La inmunidad parlamentaria ha sido objeto de muchas críticas. Los casos de los congresistas Ríos, Donayre y Mamani ahondaron esta percepción, no sin fundamento. La inmunidad es una antigua prerrogativa procesal –excepcional ante el principio de igualdad– destinada a proteger a los congresistas de acusaciones penales y detenciones sin fundamento, motivadas por persecución política para obstaculizar el ejercicio de las funciones parlamentarias.
Si bien ha estado incorporada en todas nuestras constituciones, el Tribunal Constitucional ha precisado que la inmunidad parlamentaria es una garantía procesal penal cuyo objetivo es prevenir detenciones y procesos con motivaciones políticas, por lo que el rol del Congreso consiste en verificar la ausencia de contenido político de la acusación.
Es decir, el Congreso cuando evalúa un pedido de levantamiento de inmunidad, sea este de proceso o de arresto, solo debe ocuparse de determinar si el mismo responde a un móvil político o ideológico. Sin embargo, esto no ha sido así. Por diversos motivos, que no han sido los nombrados, se han rechazado o alargado indebidamente los plazos de los pedidos de levantamiento de la inmunidad. Asimismo, el Congreso no es competente para pronunciarse sobre su idoneidad o sobre sus implicancias o alcances legales. Sin embargo, el Congreso excedió ese encargo y decidió desestimar la mayoría de pedidos de levantamiento de inmunidad formulados por el Poder Judicial. Entre 1990 y el 2019, este envió 109 expedientes solicitando el levantamiento de inmunidad. De ellos, solo fueron declarados procedentes el 10%.

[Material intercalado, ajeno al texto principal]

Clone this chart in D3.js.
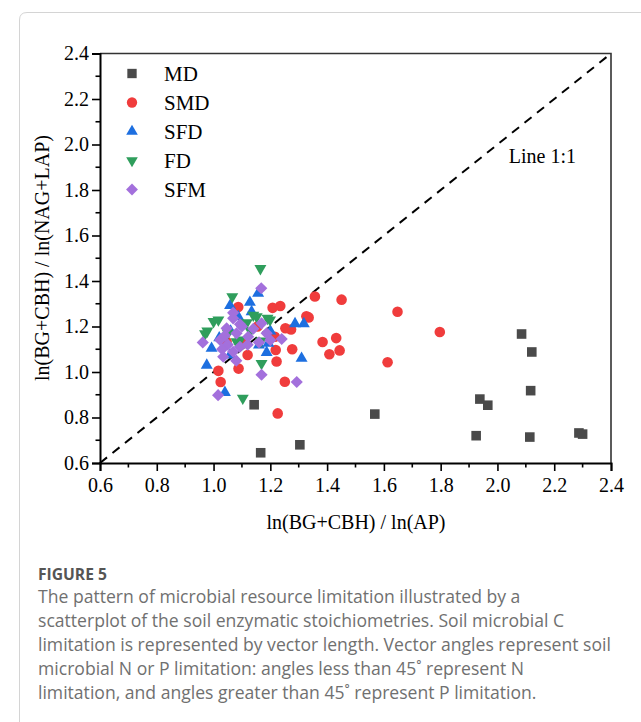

La propuesta de la Comisión de Alto Nivel para la Reforma Política, que fue archivada hace pocos días, tenía como propósito mantener la inmunidad parlamentaria en el ámbito penal acotándola a la comisión de delitos comunes durante el ejercicio de la función. Establecía que la Corte Suprema de Justicia, como ocurre en países como Chile, se encargue de evaluar las denuncias contra congresistas por delitos comunes. De comprobarse la ausencia de móviles políticos en las denuncias, la misma Corte Suprema de Justicia se encarga del procesamiento de los congresistas. Establecía, igualmente, un plazo improrrogable de treinta días hábiles para el pronunciamiento. Asimismo, se establecía un fuero especial para los congresistas en la Corte Suprema de Justicia.
El propósito de esta medida era reducir la politización de la denuncia y que el levantamiento de inmunidad sea objeto de negociaciones políticas. El beneficio redundaba en mejorar la legitimidad del Congreso y con ello del sistema político en su conjunto, pues se evitaba que el debate sobre la calificación de la intencionalidad política de una denuncia por delito común sea interpretado como parte de una negociación política. Los ciudadanos denunciantes se beneficiaban al lograr el acceso a la justicia cuando denuncien a un congresista en ejercicio de su derecho a la tutela procesal efectiva. La norma propuesta eliminaba así incentivos para que la inmunidad sea percibida como impunidad, especialmente por quienes pretendían obtener representación política para evadir el proceso penal que tuvieran pendiente al momento de la elección. Estas conductas han generado un costo para el Congreso y sus miembros que deben dedicar horas para fundamentar lo que es evidente: la ausencia de persecución política.
Esta medida era parte de aquellas que tienen como objeto restablecer la confianza de la ciudadanía en la política. Por el contrario, el Congreso, como se ha señalado, archivó sin mayor discusión la propuesta y mantuvo el ordenamiento actual. Negar el impacto negativo de un mecanismo que ha beneficiado solo a congresistas es creer, erróneamente, que el Congreso ha quedado inmune (El Comercio, lunes 20 de mayo del 2019).